# when is downsampling followed by upsampling shift invariant

i have a set of images that i need to send through an hourglass-type convolutional system.

I understand convolutions are shift-invariant, so i will ignore them

the question is then: If I downsample a signal by 2x, then upsample by 2x -- what constraints do i need to make sure the system is shift-invariant?

• You need to ensure you don’t have aliasing in the downsampling step, meaning apply a low pass filter first. I think that is all you need, though I’m not sure. Oct 30, 2021 at 3:03
• Can you put constraints on the signal? Oct 31, 2021 at 15:10

In theory, strictly, never.

In theory, if you mean effectively shift invariant, then yes, if you low-pass filter the signal so that it is strictly bandlimited to $$\frac{1}{2} \mathrm{\frac{cycles}{pixel}}$$, then downsample, then reconstruct through a $$\frac{1}{2} \mathrm{\frac{cycles}{pixel}}$$ filter.

In practice, such a filter won't work. In a processing context where you assume a signal is of infinite extent, you can -- in theory -- construct a perfect bandlimiting filter, but it has an infinitely long impulse response. This is kind of difficult to realize in practice*.

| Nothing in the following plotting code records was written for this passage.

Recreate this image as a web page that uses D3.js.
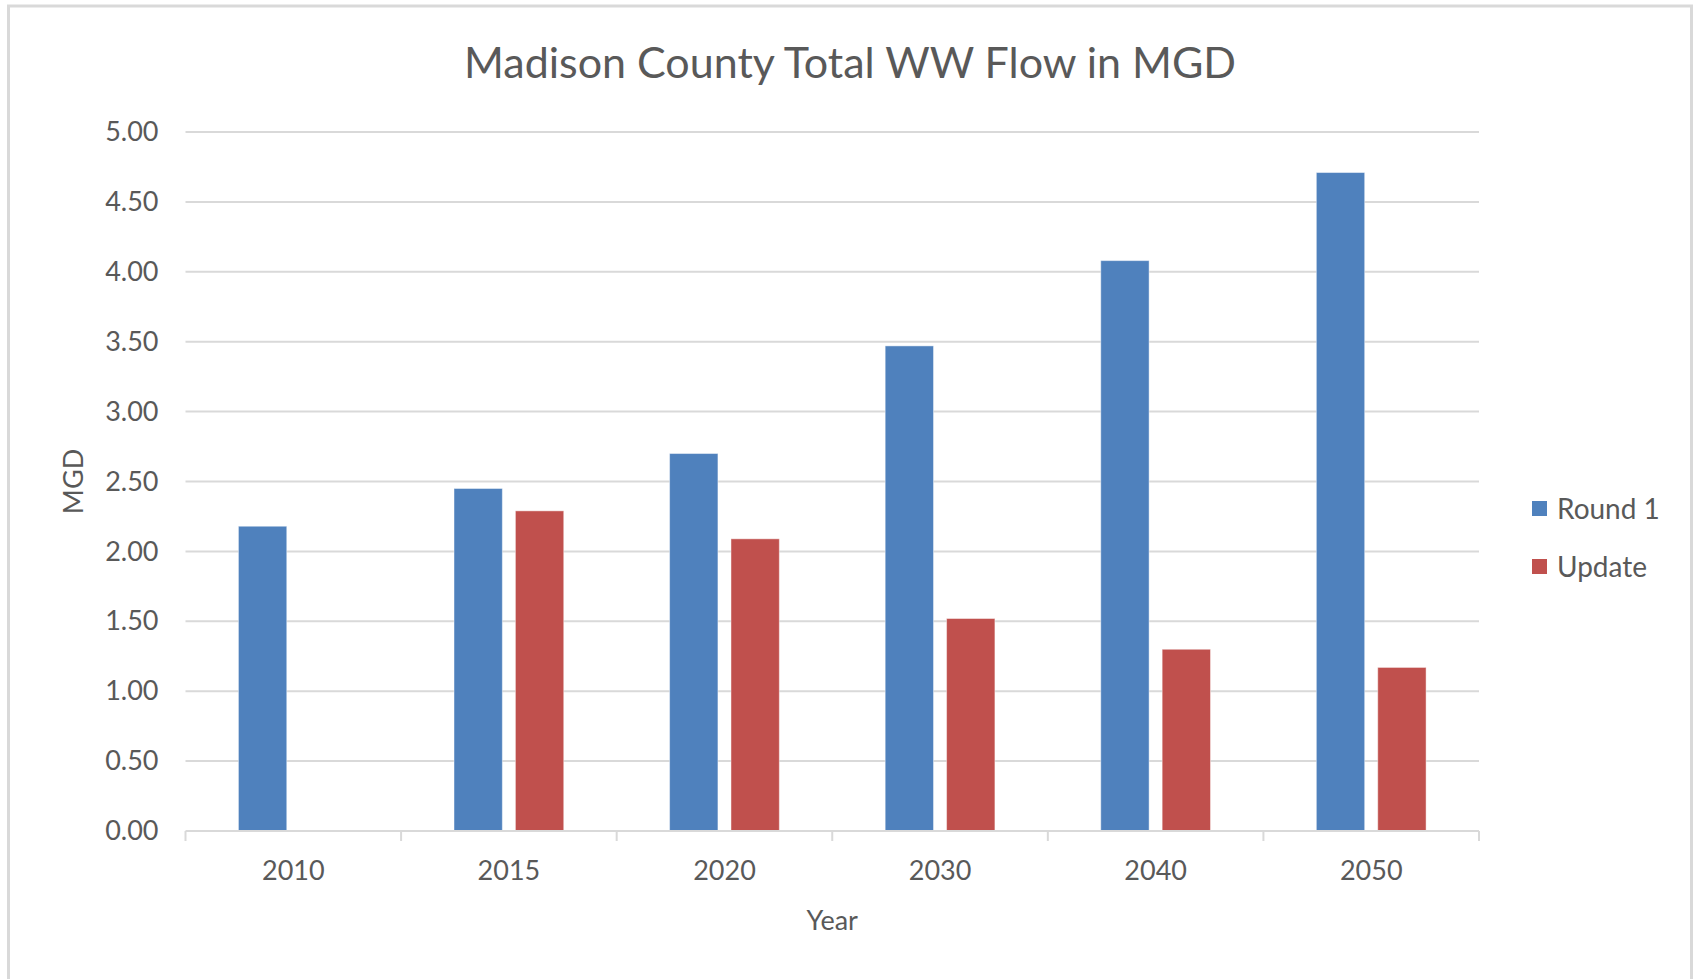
<!DOCTYPE html>
<html>
<head>
<meta charset="utf-8">
<script src="https://cdn.jsdelivr.net/npm/d3@7"></script>
<style>
  html, body { margin: 0; padding: 0; background: #fff; }
  svg { display: block; }
  text { font-family: Lato, "Open Sans", sans-serif; fill: #595959; }
</style>
</head>
<body>
<svg id="chart" width="1694" height="979"></svg>
<script>
const years = ["2010", "2015", "2020", "2030", "2040", "2050"];
const seriesNames = ["Round 1", "Update"];
const round1 = [2.18, 2.45, 2.70, 3.47, 4.08, 4.71];
const update = [null, 2.29, 2.09, 1.52, 1.30, 1.17];
const yTicks = [0, 0.5, 1, 1.5, 2, 2.5, 3, 3.5, 4, 4.5, 5];
const colors = ["#4F81BD", "#C0504D"];
const title = "Madison County Total WW Flow in MGD";
const xTitle = "Year";
const yTitle = "MGD";

const svg = d3.select("#chart");
const plot = { left: 185.5, right: 1479, top: 132, bottom: 831 };

// outer frame
svg.append("rect")
  .attr("x", 8.5).attr("y", 6)
  .attr("width", 1683).attr("height", 990)
  .attr("fill", "#fff").attr("stroke", "#d9d9d9").attr("stroke-width", 3);

const x0 = d3.scaleBand().domain(years).range([plot.left, plot.right]).padding(0);
const x1 = d3.scaleBand().domain(seriesNames).range([0, x0.bandwidth()])
  .paddingInner(0.2126).paddingOuter(0.862);
const y = d3.scaleLinear().domain([0, 5]).range([plot.bottom, plot.top]);

// gridlines
svg.append("g").selectAll("line").data(yTicks.filter(d => d > 0)).join("line")
  .attr("x1", plot.left).attr("x2", plot.right)
  .attr("y1", d => y(d)).attr("y2", d => y(d))
  .attr("stroke", "#d9d9d9").attr("stroke-width", 2);

// y axis labels
const yAxis = d3.axisLeft(y).tickValues(yTicks).tickFormat(d3.format(".2f")).tickSize(0).tickPadding(27);
const gy = svg.append("g").attr("transform", `translate(${plot.left},0)`).call(yAxis);
gy.select(".domain").remove();
gy.selectAll("text").attr("font-size", 27).style("font-family", "Lato, 'Open Sans', sans-serif").attr("fill", "#595959");

// bars
const data = years.map((yr, i) => ({ year: yr, values: [round1[i], update[i]] }));
const groups = svg.append("g").selectAll("g").data(data).join("g")
  .attr("transform", d => `translate(${x0(d.year)},0)`);
groups.selectAll("rect")
  .data(d => d.values.map((v, j) => ({ name: seriesNames[j], v, j })).filter(e => e.v !== null))
  .join("rect")
  .attr("x", d => x1(d.name))
  .attr("width", x1.bandwidth())
  .attr("y", d => y(d.v))
  .attr("height", d => y(0) - y(d.v))
  .attr("fill", d => colors[d.j])
  .attr("stroke", "#ffffff").attr("stroke-opacity", 0.45).attr("stroke-width", 1);

// x axis
const xAxis = d3.axisBottom(x0).tickSize(0).tickPadding(30);
const gx = svg.append("g").attr("transform", `translate(0,${plot.bottom})`).call(xAxis);
gx.select(".domain").remove();
gx.selectAll("text").attr("font-size", 27).style("font-family", "Lato, 'Open Sans', sans-serif").attr("fill", "#595959");
// axis line and boundary ticks
svg.append("line").attr("x1", plot.left).attr("x2", plot.right)
  .attr("y1", y(0)).attr("y2", y(0)).attr("stroke", "#d9d9d9").attr("stroke-width", 2);
const bounds = years.map(d => x0(d)).concat([x0(years[years.length - 1]) + x0.bandwidth()]);
svg.append("g").selectAll("line").data(bounds).join("line")
  .attr("x1", d => d).attr("x2", d => d)
  .attr("y1", y(0)).attr("y2", y(0) + 10)
  .attr("stroke", "#d9d9d9").attr("stroke-width", 2);

// titles
svg.append("text").attr("x", 850).attr("y", 78).attr("text-anchor", "middle")
  .attr("font-size", 43).text(title);
svg.append("text").attr("x", (plot.left + plot.right) / 2).attr("y", 930).attr("text-anchor", "middle")
  .attr("font-size", 27).text(xTitle);
svg.append("text").attr("transform", `translate(83,${(plot.top + plot.bottom) / 2}) rotate(-90)`)
  .attr("text-anchor", "middle").attr("font-size", 27).text(yTitle);

// legend
const legend = svg.append("g").selectAll("g").data(seriesNames).join("g")
  .attr("transform", (d, i) => `translate(1532,${501 + i * 58})`);
legend.append("rect").attr("width", 15).attr("height", 15).attr("fill", (d, i) => colors[i]);
legend.append("text").attr("x", 25).attr("y", 8).attr("dy", "0.35em")
  .attr("font-size", 28).text(d => d);
</script>
</body>
</html>
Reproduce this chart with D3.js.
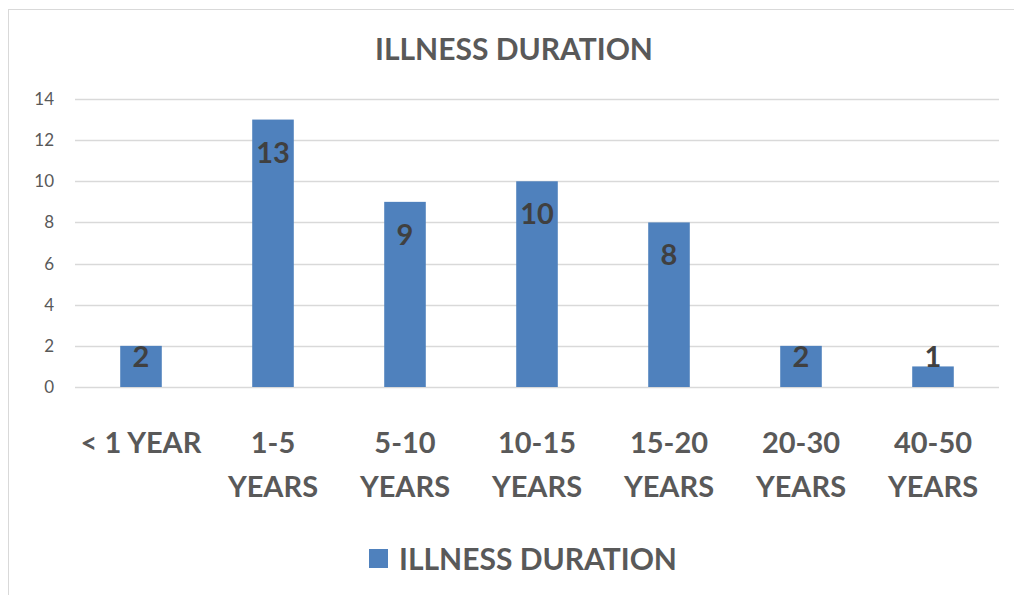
<!DOCTYPE html>
<html><head><meta charset="utf-8">
<script src="https://cdn.jsdelivr.net/npm/d3@7"></script>
<style>
html,body{margin:0;padding:0;background:#fff;}
svg{display:block;font-family:Lato,"Open Sans",sans-serif;}
</style></head>
<body><svg id="c" width="1014" height="595"></svg>
<script>
const categories = [["< 1 YEAR"], ["1-5","YEARS"], ["5-10","YEARS"], ["10-15","YEARS"], ["15-20","YEARS"], ["20-30","YEARS"], ["40-50","YEARS"]];
const values = [2, 13, 9, 10, 8, 2, 1];
const yTicks = [0, 2, 4, 6, 8, 10, 12, 14];
const seriesName = "ILLNESS DURATION";
const chartTitle = "ILLNESS DURATION";

const svg = d3.select("#c");
const W = 1014, H = 595;
const plot = {left: 75, right: 999, top: 99, bottom: 387};

svg.append("rect").attr("x", 8.5).attr("y", 9.5).attr("width", W + 10).attr("height", H + 10)
  .attr("fill", "#fff").attr("stroke", "#d9d9d9").attr("stroke-width", 1);

const x = d3.scaleBand().domain(d3.range(values.length)).range([plot.left, plot.right]).paddingInner(0.685).paddingOuter(0.3425);
const y = d3.scaleLinear().domain([0, 14]).range([plot.bottom, plot.top]);

// gridlines
svg.append("g").selectAll("line").data(yTicks).join("line")
  .attr("x1", plot.left).attr("x2", plot.right)
  .attr("y1", d => Math.round(y(d)) + 0.5).attr("y2", d => Math.round(y(d)) + 0.5)
  .attr("stroke", "#d9d9d9").attr("stroke-width", 1.3);

// y axis labels
const yAxis = d3.axisLeft(y).tickValues(yTicks).tickSize(0).tickPadding(0);
const ga = svg.append("g").attr("transform", `translate(54,0)`).call(yAxis);
ga.select(".domain").remove();
ga.selectAll("text").attr("font-size", 17).attr("fill", "#595959").attr("font-family", "Lato");

// bars
svg.append("g").selectAll("rect").data(values).join("rect")
  .attr("x", (d, i) => x(i)).attr("width", x.bandwidth())
  .attr("y", d => y(d)).attr("height", d => y(0) - y(d))
  .attr("fill", "#4f81bd");

// data labels
svg.append("g").selectAll("text").data(values).join("text")
  .attr("x", (d, i) => x(i) + x.bandwidth() / 2)
  .attr("y", d => Math.min(y(d) + 43, y(0) - 20))
  .attr("text-anchor", "middle").attr("font-size", 29).attr("font-weight", "bold")
  .attr("fill", "#404040").text(d => d);

// category labels
const cg = svg.append("g").selectAll("text").data(categories).join("text")
  .attr("x", (d, i) => x(i) + x.bandwidth() / 2)
  .attr("y", 453)
  .attr("text-anchor", "middle").attr("font-size", 29).attr("font-weight", "bold").attr("fill", "#595959");
cg.each(function(d, i) {
  const t = d3.select(this);
  d.forEach((line, k) => {
    t.append("tspan").attr("x", x(i) + x.bandwidth() / 2).attr("y", 453 + k * 44).text(line);
  });
});

// title
svg.append("text").attr("x", 514).attr("y", 60).attr("text-anchor", "middle")
  .attr("font-size", 30).attr("font-weight", "bold").attr("fill", "#595959").text(chartTitle);

// legend
const lg = svg.append("g");
lg.append("rect").attr("x", 369).attr("y", 549).attr("width", 19).attr("height", 19).attr("fill", "#4f81bd");
lg.append("text").attr("x", 399).attr("y", 570).attr("font-size", 30).attr("font-weight", "bold")
  .attr("fill", "#595959").text(seriesName);
</script></body></html>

In the context of a 2D signal that is finite both vertically and horizontally, you could make a filter with the required properties. It would have two problems:

1. The "infinitely long" character of the filter would turn into a high degree of bleeding of pixel values across the screen -- basically, with a finite field like this the edges of the screen appear mathematically** to butt against each other. So things happening in the right and left edges of the screen will bleed into each other. Ditto things happening in the top and bottom edges.
2. Any real filtering process won't be perfect. So your original image, converted, and your original image shifted by one and converted won't be exactly the same but for the shift.

* But easy to fake -- just make a "filter" that always returns zero, and if anyone asks, tell them you're waiting for the impulse response to start up.

** Sorta kinda -- there's a lot of ways to look at this.

• thanks for the explanation, it makes sense, i will have to figure out a new way to think about this -- applying band-limited filters on dense inputs quickly Nov 2, 2021 at 14:21

I understand convolutions are shift-invariant, so i will ignore them

input: $$[0\, 1\, 0\, 1\, 0\, 1\, …]$$
you then decimate by 2, convolve with a discrete filter of impulse response $$[1 \, 1]$$, and get constant zero or constant one, depending on whether your shift was even or off numbers of samples.
This is a special case of a signal that is insufficiently bandlimited (to be specific, this is a signal that has a frequency component at DC, and one at $$f_{\text{sample}}/2$$, and that second frequency is just an $$\varepsilon$$ too high) from Tim's excellent answer.